• _YOUR TASK_: Please give the entries again in full and exactly, without any picture.

• _DATA FOR THE TASK_:
========
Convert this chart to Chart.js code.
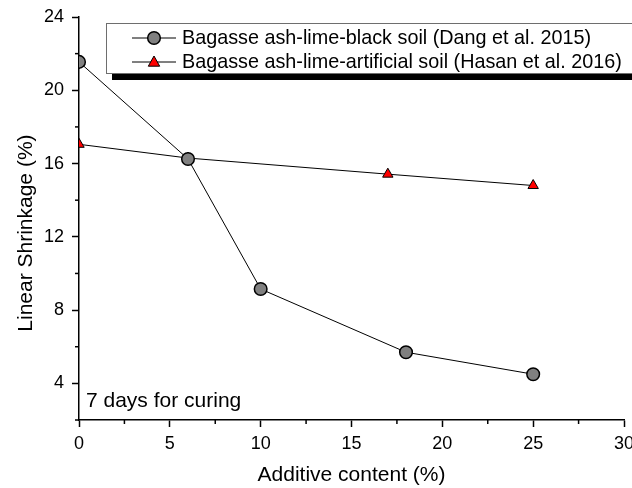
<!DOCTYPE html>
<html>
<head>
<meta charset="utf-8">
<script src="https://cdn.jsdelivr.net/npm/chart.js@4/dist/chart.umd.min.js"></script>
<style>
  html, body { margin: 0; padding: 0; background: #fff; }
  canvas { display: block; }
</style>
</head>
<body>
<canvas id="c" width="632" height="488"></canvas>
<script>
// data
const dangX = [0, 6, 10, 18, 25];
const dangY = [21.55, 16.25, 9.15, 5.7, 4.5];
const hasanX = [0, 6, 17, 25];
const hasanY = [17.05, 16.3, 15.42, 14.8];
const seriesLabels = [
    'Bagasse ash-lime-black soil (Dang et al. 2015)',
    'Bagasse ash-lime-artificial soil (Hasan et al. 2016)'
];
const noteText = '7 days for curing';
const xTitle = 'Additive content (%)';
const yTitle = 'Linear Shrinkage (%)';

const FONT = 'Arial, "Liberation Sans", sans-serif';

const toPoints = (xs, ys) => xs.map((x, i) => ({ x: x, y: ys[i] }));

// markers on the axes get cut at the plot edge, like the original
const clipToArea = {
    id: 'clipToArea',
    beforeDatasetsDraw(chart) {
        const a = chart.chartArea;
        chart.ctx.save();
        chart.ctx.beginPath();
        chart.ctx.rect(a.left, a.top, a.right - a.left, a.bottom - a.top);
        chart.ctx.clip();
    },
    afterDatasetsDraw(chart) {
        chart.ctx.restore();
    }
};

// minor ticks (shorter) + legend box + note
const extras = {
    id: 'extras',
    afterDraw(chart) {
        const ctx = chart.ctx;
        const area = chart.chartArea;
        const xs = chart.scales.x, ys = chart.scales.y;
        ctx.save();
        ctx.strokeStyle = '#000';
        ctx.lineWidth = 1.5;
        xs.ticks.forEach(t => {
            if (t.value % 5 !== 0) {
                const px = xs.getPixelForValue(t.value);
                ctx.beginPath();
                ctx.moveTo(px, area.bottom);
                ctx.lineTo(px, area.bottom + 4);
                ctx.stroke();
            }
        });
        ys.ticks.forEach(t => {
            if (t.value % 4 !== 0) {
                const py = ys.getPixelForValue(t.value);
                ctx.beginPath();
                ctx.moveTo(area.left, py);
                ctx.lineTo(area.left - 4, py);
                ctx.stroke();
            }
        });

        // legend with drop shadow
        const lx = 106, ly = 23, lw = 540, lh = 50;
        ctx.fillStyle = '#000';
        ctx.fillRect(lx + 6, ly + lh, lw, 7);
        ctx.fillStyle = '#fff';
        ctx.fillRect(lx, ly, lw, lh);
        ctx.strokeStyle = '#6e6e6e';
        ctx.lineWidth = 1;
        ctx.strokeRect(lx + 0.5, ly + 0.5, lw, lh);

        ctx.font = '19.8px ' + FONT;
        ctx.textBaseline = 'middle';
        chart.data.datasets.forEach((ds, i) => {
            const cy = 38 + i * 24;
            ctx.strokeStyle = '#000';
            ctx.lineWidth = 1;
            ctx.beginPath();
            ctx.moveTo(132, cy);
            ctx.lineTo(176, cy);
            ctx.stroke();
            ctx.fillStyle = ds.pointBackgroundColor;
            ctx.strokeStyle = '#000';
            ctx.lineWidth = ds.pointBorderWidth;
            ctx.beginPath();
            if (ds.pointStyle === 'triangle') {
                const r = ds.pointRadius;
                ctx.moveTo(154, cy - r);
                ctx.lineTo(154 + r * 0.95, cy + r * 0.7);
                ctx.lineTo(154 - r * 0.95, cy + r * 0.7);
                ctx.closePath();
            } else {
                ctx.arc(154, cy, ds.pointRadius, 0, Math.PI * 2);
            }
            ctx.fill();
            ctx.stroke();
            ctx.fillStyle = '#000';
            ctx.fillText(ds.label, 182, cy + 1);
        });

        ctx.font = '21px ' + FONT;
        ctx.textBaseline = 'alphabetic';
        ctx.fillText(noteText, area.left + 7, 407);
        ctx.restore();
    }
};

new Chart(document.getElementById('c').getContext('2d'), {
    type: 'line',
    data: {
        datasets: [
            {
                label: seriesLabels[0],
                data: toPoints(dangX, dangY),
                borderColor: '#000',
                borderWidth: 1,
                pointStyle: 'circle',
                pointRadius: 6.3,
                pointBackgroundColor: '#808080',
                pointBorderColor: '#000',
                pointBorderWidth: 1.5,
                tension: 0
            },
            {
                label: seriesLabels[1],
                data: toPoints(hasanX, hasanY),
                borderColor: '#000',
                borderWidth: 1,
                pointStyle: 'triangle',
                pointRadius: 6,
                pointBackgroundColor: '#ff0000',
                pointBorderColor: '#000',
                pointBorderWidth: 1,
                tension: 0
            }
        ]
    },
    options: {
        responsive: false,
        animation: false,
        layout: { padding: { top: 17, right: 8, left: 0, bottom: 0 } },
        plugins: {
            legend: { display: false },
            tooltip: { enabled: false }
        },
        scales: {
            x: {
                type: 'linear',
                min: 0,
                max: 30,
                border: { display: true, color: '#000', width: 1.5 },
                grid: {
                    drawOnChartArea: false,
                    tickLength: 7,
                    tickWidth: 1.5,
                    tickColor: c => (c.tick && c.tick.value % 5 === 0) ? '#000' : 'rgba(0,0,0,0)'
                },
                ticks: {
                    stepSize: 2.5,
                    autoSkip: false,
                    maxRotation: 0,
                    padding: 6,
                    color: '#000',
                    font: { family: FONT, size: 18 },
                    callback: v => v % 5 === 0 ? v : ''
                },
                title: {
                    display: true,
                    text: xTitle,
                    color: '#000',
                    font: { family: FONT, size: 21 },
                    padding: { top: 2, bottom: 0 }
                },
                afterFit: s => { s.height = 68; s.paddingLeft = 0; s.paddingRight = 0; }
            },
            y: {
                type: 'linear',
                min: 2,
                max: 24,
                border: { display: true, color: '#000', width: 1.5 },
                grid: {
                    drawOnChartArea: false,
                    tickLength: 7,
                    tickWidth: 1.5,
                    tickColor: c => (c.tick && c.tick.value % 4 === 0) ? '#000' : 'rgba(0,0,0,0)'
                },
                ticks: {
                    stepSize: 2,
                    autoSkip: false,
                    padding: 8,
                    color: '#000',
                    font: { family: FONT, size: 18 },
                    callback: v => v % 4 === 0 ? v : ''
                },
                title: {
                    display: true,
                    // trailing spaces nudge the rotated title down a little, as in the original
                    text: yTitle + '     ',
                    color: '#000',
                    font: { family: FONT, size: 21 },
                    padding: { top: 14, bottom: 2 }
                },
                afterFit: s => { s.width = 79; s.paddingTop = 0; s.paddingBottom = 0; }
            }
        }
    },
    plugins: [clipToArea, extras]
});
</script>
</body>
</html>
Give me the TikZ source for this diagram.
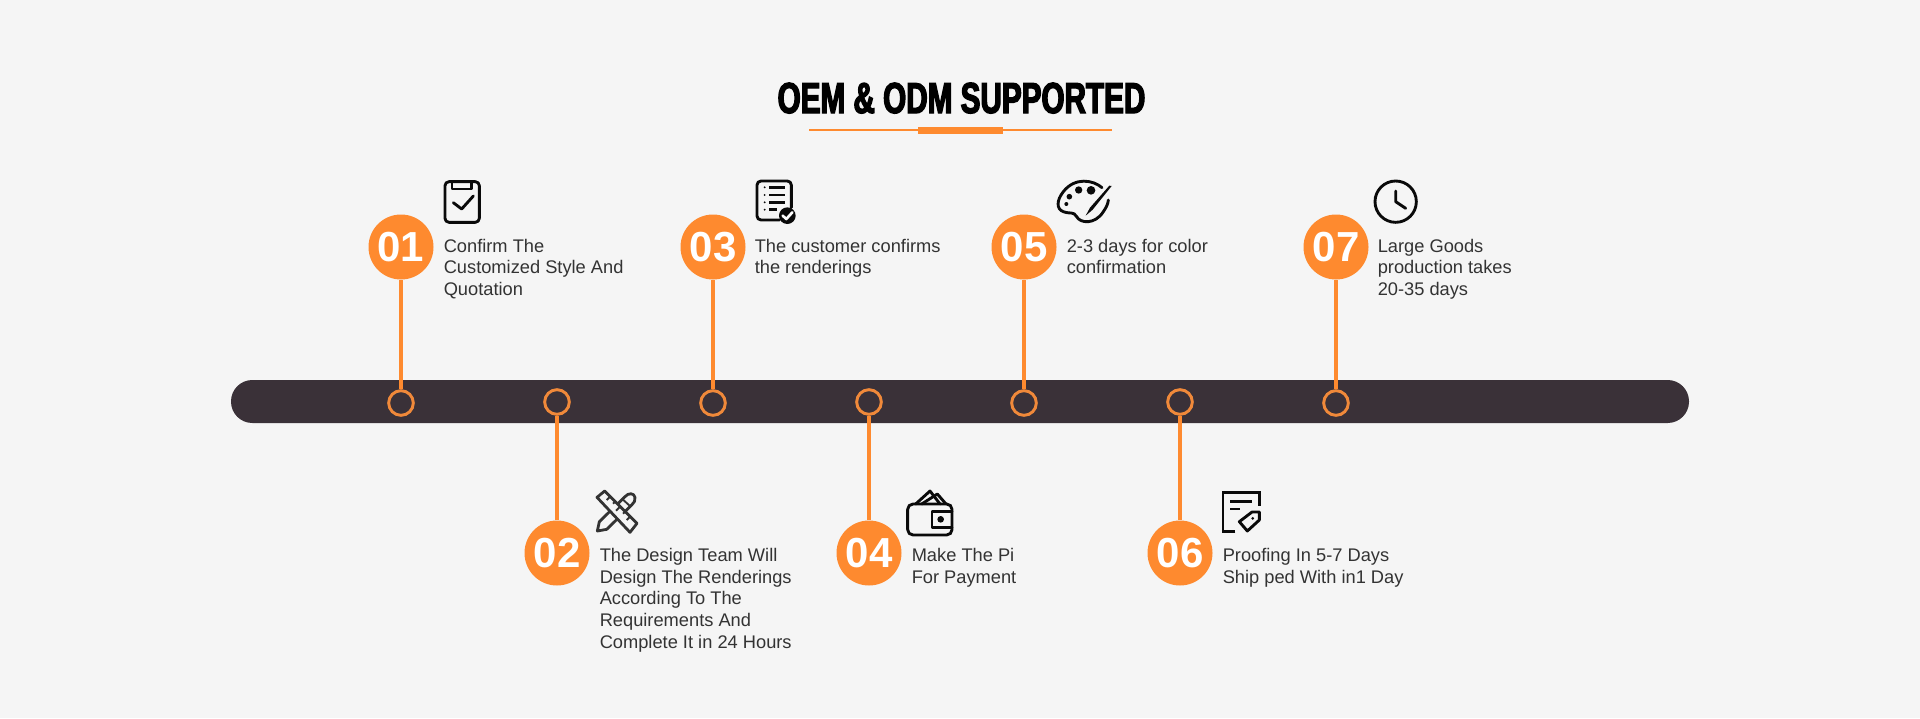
========
• _FULL SOLUTION_:
Convert this chart to Chart.js code.
<!DOCTYPE html>
<html>
<head>
<meta charset="utf-8">
<script src="https://cdn.jsdelivr.net/npm/chart.js@4/dist/chart.umd.min.js"></script>
<style>
  html, body { margin: 0; padding: 0; background: #fff; }
  canvas { display: block; }
</style>
</head>
<body>
<canvas id="c" width="632" height="488"></canvas>
<script>
// data
const dangX = [0, 6, 10, 18, 25];
const dangY = [21.55, 16.25, 9.15, 5.7, 4.5];
const hasanX = [0, 6, 17, 25];
const hasanY = [17.05, 16.3, 15.42, 14.8];
const seriesLabels = [
    'Bagasse ash-lime-black soil (Dang et al. 2015)',
    'Bagasse ash-lime-artificial soil (Hasan et al. 2016)'
];
const noteText = '7 days for curing';
const xTitle = 'Additive content (%)';
const yTitle = 'Linear Shrinkage (%)';

const FONT = 'Arial, "Liberation Sans", sans-serif';

const toPoints = (xs, ys) => xs.map((x, i) => ({ x: x, y: ys[i] }));

// markers on the axes get cut at the plot edge, like the original
const clipToArea = {
    id: 'clipToArea',
    beforeDatasetsDraw(chart) {
        const a = chart.chartArea;
        chart.ctx.save();
        chart.ctx.beginPath();
        chart.ctx.rect(a.left, a.top, a.right - a.left, a.bottom - a.top);
        chart.ctx.clip();
    },
    afterDatasetsDraw(chart) {
        chart.ctx.restore();
    }
};

// minor ticks (shorter) + legend box + note
const extras = {
    id: 'extras',
    afterDraw(chart) {
        const ctx = chart.ctx;
        const area = chart.chartArea;
        const xs = chart.scales.x, ys = chart.scales.y;
        ctx.save();
        ctx.strokeStyle = '#000';
        ctx.lineWidth = 1.5;
        xs.ticks.forEach(t => {
            if (t.value % 5 !== 0) {
                const px = xs.getPixelForValue(t.value);
                ctx.beginPath();
                ctx.moveTo(px, area.bottom);
                ctx.lineTo(px, area.bottom + 4);
                ctx.stroke();
            }
        });
        ys.ticks.forEach(t => {
            if (t.value % 4 !== 0) {
                const py = ys.getPixelForValue(t.value);
                ctx.beginPath();
                ctx.moveTo(area.left, py);
                ctx.lineTo(area.left - 4, py);
                ctx.stroke();
            }
        });

        // legend with drop shadow
        const lx = 106, ly = 23, lw = 540, lh = 50;
        ctx.fillStyle = '#000';
        ctx.fillRect(lx + 6, ly + lh, lw, 7);
        ctx.fillStyle = '#fff';
        ctx.fillRect(lx, ly, lw, lh);
        ctx.strokeStyle = '#6e6e6e';
        ctx.lineWidth = 1;
        ctx.strokeRect(lx + 0.5, ly + 0.5, lw, lh);

        ctx.font = '19.8px ' + FONT;
        ctx.textBaseline = 'middle';
        chart.data.datasets.forEach((ds, i) => {
            const cy = 38 + i * 24;
            ctx.strokeStyle = '#000';
            ctx.lineWidth = 1;
            ctx.beginPath();
            ctx.moveTo(132, cy);
            ctx.lineTo(176, cy);
            ctx.stroke();
            ctx.fillStyle = ds.pointBackgroundColor;
            ctx.strokeStyle = '#000';
            ctx.lineWidth = ds.pointBorderWidth;
            ctx.beginPath();
            if (ds.pointStyle === 'triangle') {
                const r = ds.pointRadius;
                ctx.moveTo(154, cy - r);
                ctx.lineTo(154 + r * 0.95, cy + r * 0.7);
                ctx.lineTo(154 - r * 0.95, cy + r * 0.7);
                ctx.closePath();
            } else {
                ctx.arc(154, cy, ds.pointRadius, 0, Math.PI * 2);
            }
            ctx.fill();
            ctx.stroke();
            ctx.fillStyle = '#000';
            ctx.fillText(ds.label, 182, cy + 1);
        });

        ctx.font = '21px ' + FONT;
        ctx.textBaseline = 'alphabetic';
        ctx.fillText(noteText, area.left + 7, 407);
        ctx.restore();
    }
};

new Chart(document.getElementById('c').getContext('2d'), {
    type: 'line',
    data: {
        datasets: [
            {
                label: seriesLabels[0],
                data: toPoints(dangX, dangY),
                borderColor: '#000',
                borderWidth: 1,
                pointStyle: 'circle',
                pointRadius: 6.3,
                pointBackgroundColor: '#808080',
                pointBorderColor: '#000',
                pointBorderWidth: 1.5,
                tension: 0
            },
            {
                label: seriesLabels[1],
                data: toPoints(hasanX, hasanY),
                borderColor: '#000',
                borderWidth: 1,
                pointStyle: 'triangle',
                pointRadius: 6,
                pointBackgroundColor: '#ff0000',
                pointBorderColor: '#000',
                pointBorderWidth: 1,
                tension: 0
            }
        ]
    },
    options: {
        responsive: false,
        animation: false,
        layout: { padding: { top: 17, right: 8, left: 0, bottom: 0 } },
        plugins: {
            legend: { display: false },
            tooltip: { enabled: false }
        },
        scales: {
            x: {
                type: 'linear',
                min: 0,
                max: 30,
                border: { display: true, color: '#000', width: 1.5 },
                grid: {
                    drawOnChartArea: false,
                    tickLength: 7,
                    tickWidth: 1.5,
                    tickColor: c => (c.tick && c.tick.value % 5 === 0) ? '#000' : 'rgba(0,0,0,0)'
                },
                ticks: {
                    stepSize: 2.5,
                    autoSkip: false,
                    maxRotation: 0,
                    padding: 6,
                    color: '#000',
                    font: { family: FONT, size: 18 },
                    callback: v => v % 5 === 0 ? v : ''
                },
                title: {
                    display: true,
                    text: xTitle,
                    color: '#000',
                    font: { family: FONT, size: 21 },
                    padding: { top: 2, bottom: 0 }
                },
                afterFit: s => { s.height = 68; s.paddingLeft = 0; s.paddingRight = 0; }
            },
            y: {
                type: 'linear',
                min: 2,
                max: 24,
                border: { display: true, color: '#000', width: 1.5 },
                grid: {
                    drawOnChartArea: false,
                    tickLength: 7,
                    tickWidth: 1.5,
                    tickColor: c => (c.tick && c.tick.value % 4 === 0) ? '#000' : 'rgba(0,0,0,0)'
                },
                ticks: {
                    stepSize: 2,
                    autoSkip: false,
                    padding: 8,
                    color: '#000',
                    font: { family: FONT, size: 18 },
                    callback: v => v % 4 === 0 ? v : ''
                },
                title: {
                    display: true,
                    // trailing spaces nudge the rotated title down a little, as in the original
                    text: yTitle + '     ',
                    color: '#000',
                    font: { family: FONT, size: 21 },
                    padding: { top: 14, bottom: 2 }
                },
                afterFit: s => { s.width = 79; s.paddingTop = 0; s.paddingBottom = 0; }
            }
        }
    },
    plugins: [clipToArea, extras]
});
</script>
</body>
</html>
Give me the TikZ source for this diagram.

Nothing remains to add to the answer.